YOU only learned what ‘goblin mode’ is when pensioners did, and now everyone’s swapping new terminology and you’re nodding like a dickhead at these:
Fintech
You saw it, you assumed it had something to do with fish, you moved on. But now your brother-in-law’s got a job in it, and you’re in a cold sweat because you’re going to have to appreciate how impressive it is that he’s blockchained the cloud with AI learning.
Simp
You overheard your kids using it and made the error of asking ‘What’s wrong with being a simp? Surely it’s just a sympathetic person?’ Now every time you smile at your wife your son accuses you of ‘simping’ over her, and you can’t deny it because you have no f**king clue what you’d be denying.
Cuck
It took a while before you realised that you already knew this one from when you did Chaucer at A-level in 1996. But how did cuckolding become so commonplace that it needed shortening?

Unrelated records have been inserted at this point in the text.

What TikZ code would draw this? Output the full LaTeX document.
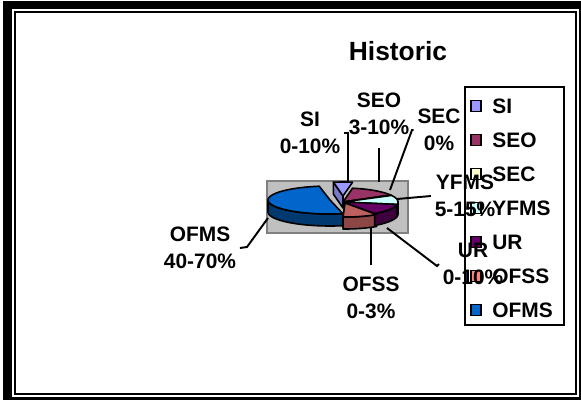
\documentclass[tikz,border=0pt]{standalone}
\usepackage{fontspec}
\setmainfont{Liberation Sans}

\definecolor{siblue}{HTML}{9999FF}
\definecolor{seoplum}{HTML}{993366}
\definecolor{secyellow}{HTML}{FFFFCC}
\definecolor{yfmscyan}{HTML}{CCFFFF}
\definecolor{urpurple}{HTML}{660066}
\definecolor{ofsssalmon}{HTML}{FF8080}
\definecolor{ofmsblue}{HTML}{0066CC}
\definecolor{plotgray}{HTML}{C0C0C0}

\tikzset{
  lbl/.style={font=\fontsize{11.9}{15.4}\selectfont\bfseries, align=center, inner sep=2pt},
  legtext/.style={font=\fontsize{11.9}{14}\selectfont\bfseries, anchor=west, inner sep=2pt},
  key/.style={draw, line width=0.8pt, minimum width=5.6pt, minimum height=6pt, inner sep=0pt},
  leader/.style={line width=1.1pt},
  slice/.style={draw, line width=0.9pt, line join=round},
}

% pie tilt and thickness
\newcommand{\pieRy}{14}
\newcommand{\pieDepth}{12}
% top of a slice: centre x, centre y, x radius, from, to, colour
\newcommand{\slicetop}[6]{%
  \filldraw[slice, fill=#6] (#1,#2) -- plot[domain=#4:#5, samples=30] ({#1+#3*cos(\x)},{#2-\pieRy*sin(\x)}) -- cycle;}
% front wall of a slice between two angles
\newcommand{\slicewall}[6]{%
  \filldraw[slice, fill=#6] plot[domain=#4:#5, samples=30] ({#1+#3*cos(\x)},{#2-\pieRy*sin(\x)})
    -- plot[domain=#5:#4, samples=30] ({#1+#3*cos(\x)},{#2-\pieRy*sin(\x)+\pieDepth}) -- cycle;}

\begin{document}
\begin{tikzpicture}[x=0.02cm, y=-0.02cm]
	\useasboundingbox (0,0) rectangle (581,400);

	% double frame
	\fill (3,1) rectangle (581,400);
	\fill[white] (12,9) rectangle (578.7,396.7);
	\draw[line width=1.15pt] (14.7,11.9) rectangle (576,393.7);

	\node[font=\fontsize{15}{18}\selectfont\bfseries] (title) at (398,51) {Historic};

	% plot area
	\filldraw[fill=plotgray, draw=gray, line width=0.8pt] (267,181) rectangle (408,233);

	% OFMS slice pulled out to the left
	\slicewall{330}{200}{62}{180}{282}{ofmsblue!55!black}
	\slicetop{330}{200}{62}{100}{282}{ofmsblue}

	% cut faces left open by the OFMS slice
	\filldraw[slice, fill=siblue!80!black] (343,196) -- ({343+55*cos(100)},{196-14*sin(100)}) -- ++(0,12) -- (343,208) -- cycle;
	\filldraw[slice, fill=black!85] (345,203) -- ({345+55*cos(268)},{203-14*sin(268)}) -- ++(0,12) -- (345,215) -- cycle;

	% front walls
	\slicewall{345}{203}{55}{268}{305}{ofsssalmon!55!black}
	\slicewall{343}{202}{55}{305}{350}{urpurple!60!black}
	\slicewall{343}{202}{55}{350}{360}{yfmscyan!60!black}

	% slice tops
	\slicetop{343}{202}{55}{30}{80}{seoplum}
	\slicetop{343}{202}{55}{28}{30}{secyellow}
	\slicetop{343}{202}{55}{-10}{28}{yfmscyan}
	\slicetop{343}{202}{55}{305}{350}{urpurple}
	\slicetop{345}{203}{55}{268}{305}{ofsssalmon!75!black}
	\slicetop{343}{196}{55}{80}{100}{siblue}

	% legend
	\draw[line width=1.1pt, fill=white] (465,87) rectangle (564,325);
	\node[key, fill=siblue] (keySI) at (476,106) {};
	\node[legtext] (txtSI) at (488.5,106) {SI};
	\node[key, fill=seoplum] (keySEO) at (476,140) {};
	\node[legtext] (txtSEO) at (488.5,140) {SEO};
	\node[key, fill=secyellow] (keySEC) at (476,174) {};
	\node[legtext] (txtSEC) at (488.5,174) {SEC};
	\node[key, fill=yfmscyan] (keyYFMS) at (476,208) {};
	\node[legtext] (txtYFMS) at (488.5,208) {YFMS};
	\node[key, fill=urpurple] (keyUR) at (476,242) {};
	\node[legtext] (txtUR) at (488.5,242) {UR};
	\node[key, fill=ofsssalmon] (keyOFSS) at (476,276) {};
	\node[legtext] (txtOFSS) at (488.5,276) {OFSS};
	\node[key, fill=ofmsblue] (keyOFMS) at (476,310) {};
	\node[legtext] (txtOFMS) at (488.5,310) {OFMS};

	% data labels
	\node[lbl] (lblSI) at (310,133) {SI\\0-10\%};
	\node[lbl] (lblSEO) at (379,114) {SEO\\3-10\%};
	\node[lbl] (lblSEC) at (439,130) {SEC\\0\%};
	\node[lbl] (lblYFMS) at (465,196) {YFMS\\5-15\%};
	\node[lbl] (lblUR) at (473,264) {UR\\0-10\%};
	\node[lbl] (lblOFSS) at (371,298) {OFSS\\0-3\%};
	\node[lbl] (lblOFMS) at (200,248) {OFMS\\40-70\%};

	% leader lines
	\coordinate (siBend) at (348,133);
	\coordinate (siEnd) at (348,182);
	\coordinate (seoEnd) at (379,182);
	\coordinate (secBend) at (412,130);
	\coordinate (secEnd) at (390,190);
	\coordinate (yfmsEnd) at (397,199);
	\coordinate (urBend) at (437,266);
	\coordinate (urEnd) at (387,228);
	\coordinate (ofssEnd) at (371,227);
	\coordinate (ofmsBend) at (247,247);
	\coordinate (ofmsEnd) at (268,218);

	\draw[leader] (lblSI.east) -- (siBend) -- (siEnd);
	\draw[leader, shorten <=5.4pt] (lblSEO.south) -- (seoEnd);
	\draw[leader] (lblSEC.west) -- (secBend) -- (secEnd);
	\draw[leader] (lblYFMS.west) -- (yfmsEnd);
	\draw[leader] (lblUR.west) -- (urBend) -- (urEnd);
	\draw[leader, shorten <=4.5pt] (lblOFSS.north) -- (ofssEnd);
	\draw[leader] (lblOFMS.east) -- (ofmsBend) -- (ofmsEnd);

\end{tikzpicture}
\end{document}
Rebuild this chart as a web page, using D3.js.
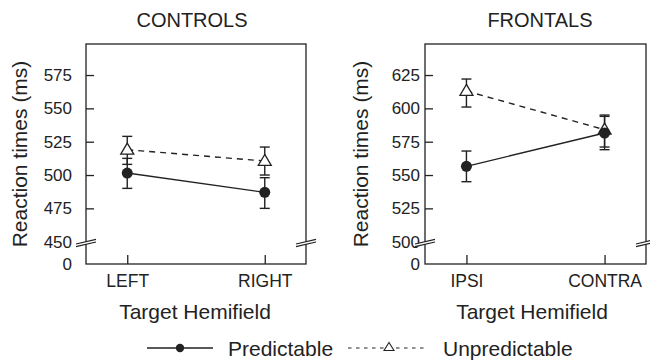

And how does a random bloke on the internet know you’ve been suspicious of your wife and her mate Tony for a while?
Polycule
A word that’s yet to come up in your marriage, you get the principle of ‘poly’ – you’ve heard of Mormons – but a large group of sexually involved people living happily together is a folly of the young that you want nothing to do with. It’ll all end in seven-way acrimony like your student house.
Yeet
Used as a verb, as in yeeting, but then everything gets f**king verbed nowadays. Kids are always saying ‘I’m going to Wednesday Addams that dancefloor’ and expecting you to know what it means. They usually seem to be yeeting things they dislike. But if you say ‘I’m yeeting this dog’ they’ll laugh at you.
Mid
And now everyone’s saying things are ‘mid’. Christmas was apparently ‘mid’, as was the Taylor Swift album, a recent night out you weren’t invited on, and a cheese-and-ham toastie from the work canteen. All those things are great, so ‘mid’ must be a superlative. Later on you describe yourself as ‘mid in bed’. It will be brought up for the rest of the year.